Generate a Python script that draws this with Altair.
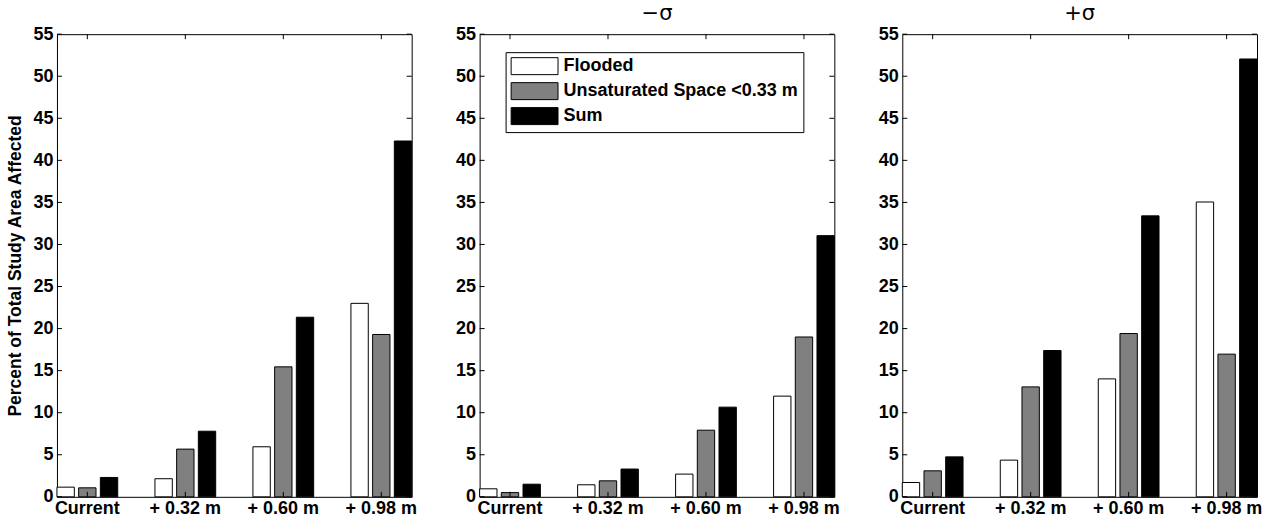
import altair as alt
import pandas as pd

categories = ["Current", "+ 0.32 m", "+ 0.60 m", "+ 0.98 m"]
series = ["Flooded", "Unsaturated Space <0.33 m", "Sum"]
panel_titles = [" ", "\u2212\u03c3", "+\u03c3"]

base_flooded = [1.15, 2.15, 5.95, 23.0]
base_unsat = [1.07, 5.67, 15.45, 19.3]
base_sum = [2.3, 7.8, 21.35, 42.3]

minus_flooded = [0.95, 1.43, 2.7, 11.97]
minus_unsat = [0.5, 1.9, 7.92, 19.0]
minus_sum = [1.5, 3.3, 10.66, 31.05]

plus_flooded = [1.7, 4.36, 14.02, 35.05]
plus_unsat = [3.09, 13.07, 19.41, 16.96]
plus_sum = [4.75, 17.39, 33.4, 52.05]

y_ticks = list(range(0, 56, 5))
fills = ["#ffffff", "#808080", "#000000"]

W, H = 355, 463
FONT = "Liberation Sans"
TL = 5  # inner tick length


def panel(flooded, unsat, total, title, show_ytitle, show_legend):
    rows = []
    for vals, s in zip([flooded, unsat, total], series):
        for c, v in zip(categories, vals):
            rows.append({"cat": c, "series": s, "value": v})
    df = pd.DataFrame(rows)

    xscale = alt.Scale(domain=categories, paddingInner=0.38, paddingOuter=0)
    yscale = alt.Scale(domain=[0, 55], nice=False)

    if show_legend:
        legend = alt.Legend(
            title=None, orient="none", legendX=26, legendY=18,
            symbolType="M-2.76,-1H2.76V1H-2.76Z", symbolSize=289,
            symbolStrokeColor="black", symbolStrokeWidth=1, symbolOpacity=1,
            symbolOffset=15, labelOffset=20,
            labelFont=FONT, labelFontSize=18, labelFontWeight="bold",
            labelColor="black", labelLimit=400,
            strokeColor="black", fillColor="white", padding=5, rowPadding=3,
        )
    else:
        legend = None

    ytitle = "Percent of Total Study Area Affected" if show_ytitle else None
    if ytitle:
        yaxis = alt.Axis(values=y_ticks, title=ytitle, titlePadding=8, labelPadding=4)
    else:
        yaxis = alt.Axis(values=y_ticks, title=None, labelPadding=4)
    xaxis = alt.Axis(title=None, labelAngle=0, labelPadding=3)

    bars = alt.Chart(df).mark_bar(stroke="black", strokeWidth=1).encode(
        x=alt.X("cat:N", sort=categories, scale=xscale, axis=xaxis),
        xOffset=alt.XOffset("series:N", sort=series,
                            scale=alt.Scale(domain=series, paddingInner=0.2, paddingOuter=0)),
        y=alt.Y("value:Q", scale=yscale, axis=yaxis),
        fill=alt.Fill("series:N", sort=series,
                      scale=alt.Scale(domain=series, range=fills), legend=legend),
    )

    ydf = pd.DataFrame({"value": y_ticks})
    xdf = pd.DataFrame({"cat": categories})
    left_t = alt.Chart(ydf).mark_rule(color="black").encode(
        y=alt.Y("value:Q", scale=yscale, axis=yaxis), x=alt.value(0), x2=alt.value(TL))
    right_t = alt.Chart(ydf).mark_rule(color="black").encode(
        y=alt.Y("value:Q", scale=yscale, axis=yaxis), x=alt.value(W - TL), x2=alt.value(W))
    bot_t = alt.Chart(xdf).mark_rule(color="black").encode(
        x=alt.X("cat:N", sort=categories, scale=xscale, axis=xaxis, bandPosition=0.5),
        y=alt.value(H), y2=alt.value(H - TL))
    top_t = alt.Chart(xdf).mark_rule(color="black").encode(
        x=alt.X("cat:N", sort=categories, scale=xscale, axis=xaxis, bandPosition=0.5),
        y=alt.value(0), y2=alt.value(TL))

    return alt.layer(bars, left_t, right_t, bot_t, top_t).properties(
        width=W, height=H,
        title=alt.TitleParams(title, fontSize=21, font="DejaVu Sans", fontWeight="normal",
                              color="black", offset=1),
    )


p1 = panel(base_flooded, base_unsat, base_sum, panel_titles[0], True, False)
p2 = panel(minus_flooded, minus_unsat, minus_sum, panel_titles[1], False, True)
p3 = panel(plus_flooded, plus_unsat, plus_sum, panel_titles[2], False, False)

chart = alt.hconcat(p1, p2, p3, spacing=37).resolve_scale(fill="independent").properties(
    padding={"left": 6, "top": 2, "right": 5, "bottom": 5}
).configure_axis(
    labelFont=FONT, labelFontSize=18, labelFontWeight="bold", labelColor="black",
    titleFont=FONT, titleFontSize=17.5, titleFontWeight="bold", titleColor="black",
    grid=False, domain=False, ticks=False,
).configure_view(stroke="black", strokeWidth=1)

chart.save("out.html", embed_options={"renderer": "svg", "actions": False})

### [What to produce]
Write out the whole listing again, exactly, with no pictures.

### [Full answer]
Generate a Python script that draws this with Altair.
import altair as alt
import pandas as pd

categories = ["Current", "+ 0.32 m", "+ 0.60 m", "+ 0.98 m"]
series = ["Flooded", "Unsaturated Space <0.33 m", "Sum"]
panel_titles = [" ", "\u2212\u03c3", "+\u03c3"]

base_flooded = [1.15, 2.15, 5.95, 23.0]
base_unsat = [1.07, 5.67, 15.45, 19.3]
base_sum = [2.3, 7.8, 21.35, 42.3]

minus_flooded = [0.95, 1.43, 2.7, 11.97]
minus_unsat = [0.5, 1.9, 7.92, 19.0]
minus_sum = [1.5, 3.3, 10.66, 31.05]

plus_flooded = [1.7, 4.36, 14.02, 35.05]
plus_unsat = [3.09, 13.07, 19.41, 16.96]
plus_sum = [4.75, 17.39, 33.4, 52.05]

y_ticks = list(range(0, 56, 5))
fills = ["#ffffff", "#808080", "#000000"]

W, H = 355, 463
FONT = "Liberation Sans"
TL = 5  # inner tick length


def panel(flooded, unsat, total, title, show_ytitle, show_legend):
    rows = []
    for vals, s in zip([flooded, unsat, total], series):
        for c, v in zip(categories, vals):
            rows.append({"cat": c, "series": s, "value": v})
    df = pd.DataFrame(rows)

    xscale = alt.Scale(domain=categories, paddingInner=0.38, paddingOuter=0)
    yscale = alt.Scale(domain=[0, 55], nice=False)

    if show_legend:
        legend = alt.Legend(
            title=None, orient="none", legendX=26, legendY=18,
            symbolType="M-2.76,-1H2.76V1H-2.76Z", symbolSize=289,
            symbolStrokeColor="black", symbolStrokeWidth=1, symbolOpacity=1,
            symbolOffset=15, labelOffset=20,
            labelFont=FONT, labelFontSize=18, labelFontWeight="bold",
            labelColor="black", labelLimit=400,
            strokeColor="black", fillColor="white", padding=5, rowPadding=3,
        )
    else:
        legend = None

    ytitle = "Percent of Total Study Area Affected" if show_ytitle else None
    if ytitle:
        yaxis = alt.Axis(values=y_ticks, title=ytitle, titlePadding=8, labelPadding=4)
    else:
        yaxis = alt.Axis(values=y_ticks, title=None, labelPadding=4)
    xaxis = alt.Axis(title=None, labelAngle=0, labelPadding=3)

    bars = alt.Chart(df).mark_bar(stroke="black", strokeWidth=1).encode(
        x=alt.X("cat:N", sort=categories, scale=xscale, axis=xaxis),
        xOffset=alt.XOffset("series:N", sort=series,
                            scale=alt.Scale(domain=series, paddingInner=0.2, paddingOuter=0)),
        y=alt.Y("value:Q", scale=yscale, axis=yaxis),
        fill=alt.Fill("series:N", sort=series,
                      scale=alt.Scale(domain=series, range=fills), legend=legend),
    )

    ydf = pd.DataFrame({"value": y_ticks})
    xdf = pd.DataFrame({"cat": categories})
    left_t = alt.Chart(ydf).mark_rule(color="black").encode(
        y=alt.Y("value:Q", scale=yscale, axis=yaxis), x=alt.value(0), x2=alt.value(TL))
    right_t = alt.Chart(ydf).mark_rule(color="black").encode(
        y=alt.Y("value:Q", scale=yscale, axis=yaxis), x=alt.value(W - TL), x2=alt.value(W))
    bot_t = alt.Chart(xdf).mark_rule(color="black").encode(
        x=alt.X("cat:N", sort=categories, scale=xscale, axis=xaxis, bandPosition=0.5),
        y=alt.value(H), y2=alt.value(H - TL))
    top_t = alt.Chart(xdf).mark_rule(color="black").encode(
        x=alt.X("cat:N", sort=categories, scale=xscale, axis=xaxis, bandPosition=0.5),
        y=alt.value(0), y2=alt.value(TL))

    return alt.layer(bars, left_t, right_t, bot_t, top_t).properties(
        width=W, height=H,
        title=alt.TitleParams(title, fontSize=21, font="DejaVu Sans", fontWeight="normal",
                              color="black", offset=1),
    )


p1 = panel(base_flooded, base_unsat, base_sum, panel_titles[0], True, False)
p2 = panel(minus_flooded, minus_unsat, minus_sum, panel_titles[1], False, True)
p3 = panel(plus_flooded, plus_unsat, plus_sum, panel_titles[2], False, False)

chart = alt.hconcat(p1, p2, p3, spacing=37).resolve_scale(fill="independent").properties(
    padding={"left": 6, "top": 2, "right": 5, "bottom": 5}
).configure_axis(
    labelFont=FONT, labelFontSize=18, labelFontWeight="bold", labelColor="black",
    titleFont=FONT, titleFontSize=17.5, titleFontWeight="bold", titleColor="black",
    grid=False, domain=False, ticks=False,
).configure_view(stroke="black", strokeWidth=1)

chart.save("out.html", embed_options={"renderer": "svg", "actions": False})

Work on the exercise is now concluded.